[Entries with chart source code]
+===+

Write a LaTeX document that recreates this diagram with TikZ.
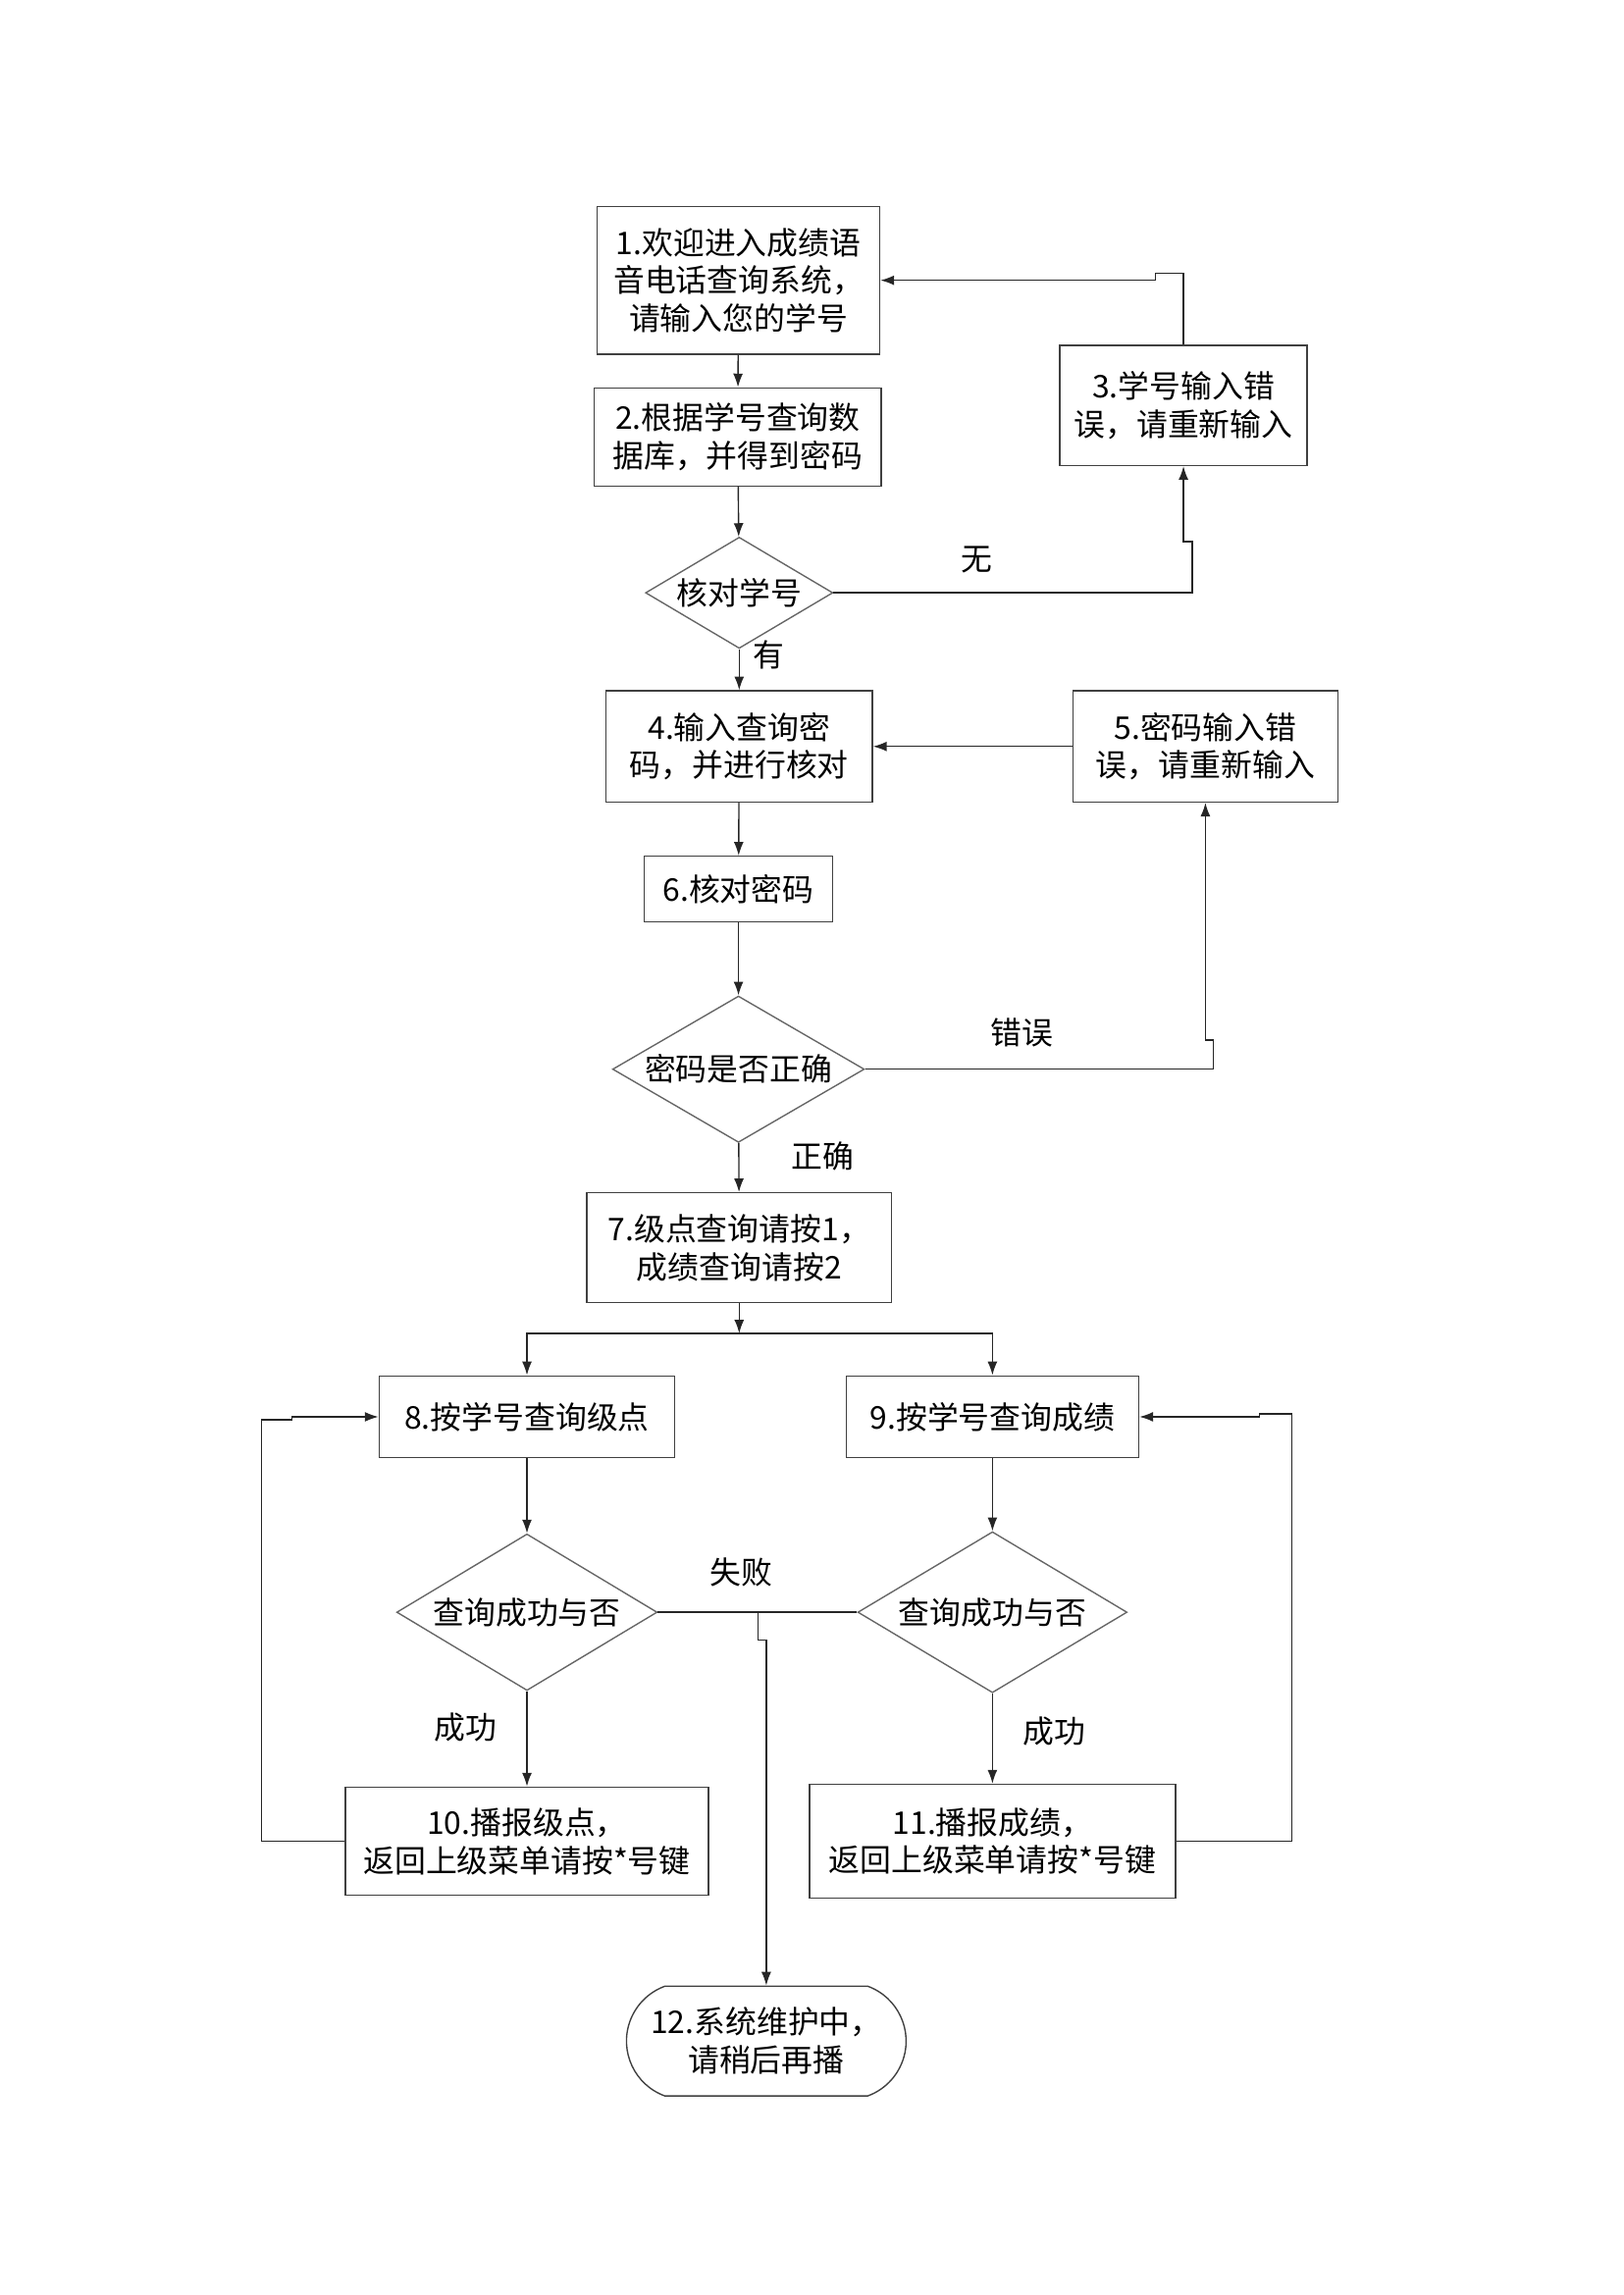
\documentclass[tikz,border=0pt]{standalone}
\usepackage{fontspec}
\usepackage{tikz}
\usetikzlibrary{shapes.geometric,shapes.misc,arrows.meta}
\newfontfamily\cjk{Noto Sans CJK SC}

\begin{document}
\begin{tikzpicture}[>={Latex[length=5pt,width=3.6pt]},
        x=0.018936cm, y=-0.018936cm,
        every node/.style={font=\cjk\fontsize{11.5pt}{14pt}\selectfont},
        box/.style={draw=black!75, line width=0.5pt, align=center, inner sep=0pt},
        test/.style={diamond, draw=black!60, line width=0.5pt, inner sep=0pt, aspect=2.1},
        lbl/.style={inner sep=0pt},
        link/.style={line width=0.5pt, draw=black!85},
      ]
        \useasboundingbox (0,0) rectangle (1109,1568);

        % main column
        \node[box, minimum width=3.655cm, minimum height=1.913cm] (welcome) at (504.5,191.5)
          {1.欢迎进入成绩语\\音电话查询系统，\\请输入您的学号};
        \node[box, minimum width=3.71cm, minimum height=1.269cm] (lookup) at (504,298.5)
          {2.根据学号查询数\\据库，并得到密码};
        \node[test, minimum width=2.424cm, minimum height=1.439cm] (chkid) at (505,405) {核对学号};
        \node[box, minimum width=3.2cm, minimum height=1.553cm] (badid) at (808.5,277)
          {3.学号输入错\\误，请重新输入};
        \node[box, minimum width=3.446cm, minimum height=1.439cm] (inpw) at (505,510)
          {4.输入查询密\\码，并进行核对};
        \node[box, minimum width=3.427cm, minimum height=1.439cm] (badpw) at (823.5,510)
          {5.密码输入错\\误，请重新输入};
        \node[box, minimum width=2.443cm, minimum height=0.852cm] (chkpw) at (504.5,607.5) {6.核对密码};
        \node[test, minimum width=3.257cm, minimum height=1.894cm] (pwok) at (504.5,730.5) {密码是否正确};
        \node[box, minimum width=3.939cm, minimum height=1.42cm] (menu) at (505,852.5)
          {7.级点查询请按1，\\成绩查询请按2};
        \coordinate (split) at (505,911);

        % two branches
        \node[box, minimum width=3.825cm, minimum height=1.06cm] (qgpa) at (360,968) {8.按学号查询级点};
        \node[box, minimum width=3.787cm, minimum height=1.06cm] (qscore) at (678,968) {9.按学号查询成绩};
        \node[test, minimum width=3.37cm, minimum height=2.026cm] (gpaok) at (360,1101.5) {查询成功与否};
        \node[test, minimum width=3.484cm, minimum height=2.083cm] (scoreok) at (678,1101.5) {查询成功与否};
        \node[box, minimum width=4.696cm, minimum height=1.401cm] (saygpa) at (360,1258)
          {10.播报级点，\\返回上级菜单请按*号键};
        \node[box, minimum width=4.734cm, minimum height=1.477cm] (sayscore) at (678,1258)
          {11.播报成绩，\\返回上级菜单请按*号键};
        \coordinate (fail) at (518,1101.5);
        \node[box, rounded rectangle, rounded rectangle arc length=140,
          minimum width=3.617cm, minimum height=1.42cm] (down) at (523.5,1394.5)
          {12.系统维护中，\\请稍后再播};

        \draw[link,->] (welcome) -- (lookup);
        \draw[link,->] (lookup) -- (chkid);
        \draw[link,->] (chkid) -- node[lbl, pos=.14, right=5pt] (lyes) {有} (inpw);
        \draw[link,->] (chkid.east) -- node[lbl, pos=.4, above=7pt] (lno) {无} ++(245,0)
          -- ++(0,-35) -| (badid.south);
        \draw[link,->] (badid.north) -- ++(0,-49) -- ++(-19,0) |- (welcome.east);
        \draw[link,->] (inpw) -- (chkpw);
        \draw[link,->] (badpw) -- (inpw);
        \draw[link,->] (chkpw) -- (pwok);
        \draw[link,->] (pwok.east) -- node[lbl, pos=.45, above=8pt] (lwrong) {错误} ++(238,0)
          -- ++(0,-20) -| (badpw.south);
        \draw[link,->] (pwok) -- node[lbl, pos=.26, right=19pt] (lright) {正确} (menu);
        \draw[link,->] (menu) -- (split);
        \draw[link,->] (split) -| (qgpa);
        \draw[link,->] (split) -| (qscore);
        \draw[link,->] (qgpa) -- (gpaok);
        \draw[link,->] (qscore) -- (scoreok);
        \draw[link,->] (gpaok) -- node[lbl, pos=.38, left=11pt] (lok1) {成功} (saygpa);
        \draw[link,->] (scoreok) -- node[lbl, pos=.42, right=11pt] (lok2) {成功} (sayscore);
        \draw[link] (gpaok.east) -- node[lbl, pos=.42, above=9pt] (lfail) {失败} (scoreok.west);
        \draw[link,->] (fail) -- ++(0,19) -| (down.north);
        \draw[link,->] (saygpa.west) -- ++(-57,0) -- ++(0,-288) -- ++(21,0) |- (qgpa.west);
        \draw[link,->] (sayscore.east) -- ++(79,0) -- ++(0,-292) -- ++(-22,0) |- (qscore.east);
      \end{tikzpicture}
\end{document}
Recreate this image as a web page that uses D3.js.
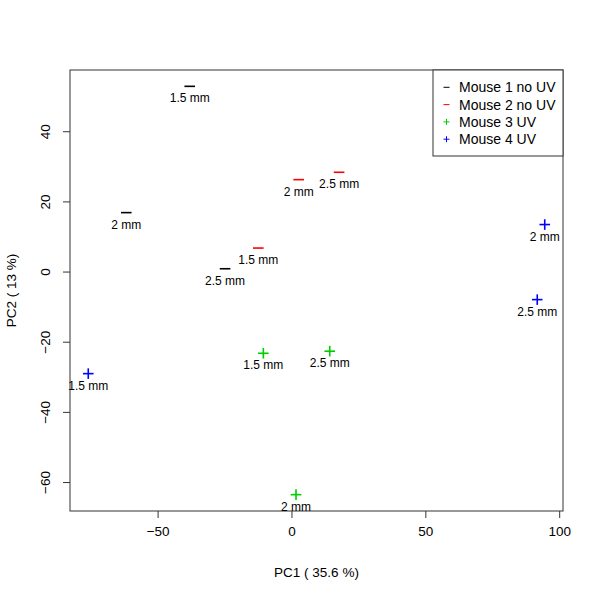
<!DOCTYPE html>
<html>
<head>
<meta charset="utf-8">
<script src="https://cdn.jsdelivr.net/npm/d3@7"></script>
<style>
  body { margin: 0; background: #fff; }
  text { font-family: "Liberation Sans", Arial, sans-serif; fill: #000; }
</style>
</head>
<body>
<div id="chart"></div>
<script>
// PCA scores
const mice = ['Mouse 1 no UV', 'Mouse 2 no UV', 'Mouse 3 UV', 'Mouse 4 UV'];
const mouseColors = ['#000000', '#ff0000', '#00cd00', '#0000ff'];
const mouseSymbols = ['dash', 'dash', 'plus', 'plus'];
const group = [0, 0, 0, 1, 1, 1, 2, 2, 2, 3, 3, 3];
const sizeLabels = ['1.5 mm', '2 mm', '2.5 mm', '1.5 mm', '2 mm', '2.5 mm',
  '1.5 mm', '2 mm', '2.5 mm', '1.5 mm', '2 mm', '2.5 mm'];
const pc1 = [-38.0, -61.7, -24.8, -12.4, 2.7, 17.8, -10.5, 1.7, 14.3, -75.9, 94.6, 91.8];
const pc2 = [52.8, 16.8, 0.8, 6.7, 26.2, 28.3, -23.3, -63.6, -22.7, -29.1, 13.4, -8.0];
const xTicks = [-50, 0, 50, 100];
const yTicks = [-60, -40, -20, 0, 20, 40];
const xLabel = 'PC1 ( 35.6 %)';
const yLabel = 'PC2 ( 13 %)';

const data = pc1.map((v, i) => ({
  x: v, y: pc2[i], g: group[i], label: sizeLabels[i],
}));

// plot region like R's default margins
const margin = {
  top: 70, right: 37, bottom: 89, left: 70,
};
const W = 600;
const H = 600;
const width = W - margin.left - margin.right;
const height = H - margin.top - margin.bottom;

// R style 4% padding on each side
const pad = (ext) => {
  const r = ext[1] - ext[0];
  return [ext[0] - 0.04 * r, ext[1] + 0.04 * r];
};

const x = d3.scaleLinear().domain(pad(d3.extent(pc1))).range([0, width]);
const y = d3.scaleLinear().domain(pad(d3.extent(pc2))).range([height, 0]);

const svg = d3.select('#chart').append('svg')
  .attr('width', W)
  .attr('height', H)
  .append('g')
  .attr('transform', `translate(${margin.left}, ${margin.top})`);

const minus = (d) => (d < 0 ? `\u2212${-d}` : d);

// axes
const xAxis = svg.append('g')
  .attr('transform', `translate(0, ${height})`)
  .call(d3.axisBottom(x).tickValues(xTicks).tickSize(7).tickPadding(18)
    .tickFormat(minus));
xAxis.select('.domain').remove();
xAxis.selectAll('text')
  .attr('font-family', null)
  .attr('dy', null)
  .style('font-size', '13.5px');
xAxis.selectAll('line').attr('stroke', '#333');

const yAxis = svg.append('g')
  .call(d3.axisLeft(y).tickValues(yTicks).tickSize(7).tickFormat(minus));
yAxis.select('.domain').remove();
yAxis.selectAll('line').attr('stroke', '#333');
yAxis.selectAll('text')
  .attr('font-family', null)
  .attr('x', null)
  .attr('dy', null)
  .attr('text-anchor', 'middle')
  .style('font-size', '13.5px')
  .attr('transform', 'translate(-20.5, 0) rotate(-90)');

// box
svg.append('rect')
  .attr('width', width)
  .attr('height', height)
  .attr('fill', 'none')
  .attr('stroke', '#333')
  .attr('stroke-width', 1);

// axis titles
svg.append('text')
  .attr('x', width / 2)
  .attr('y', height + 66)
  .attr('text-anchor', 'middle')
  .style('font-size', '13.5px')
  .text(xLabel);

svg.append('text')
  .attr('transform', `translate(${15.5 - margin.left}, ${height / 2}) rotate(-90)`)
  .attr('text-anchor', 'middle')
  .style('font-size', '13.5px')
  .text(yLabel);

// point symbols
const drawSymbol = (sel, kind, half, color, sw) => {
  sel.append('line')
    .attr('x1', -half).attr('x2', half).attr('y1', 0).attr('y2', 0)
    .attr('stroke', color).attr('stroke-width', sw);
  if (kind === 'plus') {
    sel.append('line')
      .attr('x1', 0).attr('x2', 0).attr('y1', -half).attr('y2', half)
      .attr('stroke', color).attr('stroke-width', sw);
  }
};

const pts = svg.selectAll('.pt')
  .data(data)
  .enter()
  .append('g')
  .attr('class', 'pt')
  .attr('transform', (d) => `translate(${x(d.x)}, ${y(d.y)})`);

pts.each(function (d) {
  drawSymbol(d3.select(this), mouseSymbols[d.g], 5.3, mouseColors[d.g], 1.6);
});

pts.append('text')
  .attr('y', 16)
  .attr('text-anchor', 'middle')
  .style('font-size', '12px')
  .text((d) => d.label);

// legend
const legW = 130;
const legH = 86;
const legend = svg.append('g')
  .attr('transform', `translate(${width - legW}, 0)`);

legend.append('rect')
  .attr('width', legW)
  .attr('height', legH)
  .attr('fill', '#fff')
  .attr('stroke', '#333');

mice.forEach((m, i) => {
  const row = legend.append('g')
    .attr('transform', `translate(0, ${17.3 + i * 17.3})`);
  const sym = row.append('g').attr('transform', 'translate(13.5, 0)');
  drawSymbol(sym, mouseSymbols[i], 3, mouseColors[i], 1);
  row.append('text')
    .attr('x', 26)
    .attr('y', 5)
    .style('font-size', '14px')
    .text(m);
});
</script>
</body>
</html>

+===+

■ Exercise requirements: Note how many lines in the listing above hold the string "this", then give only that figure.

■ Expected answer: 3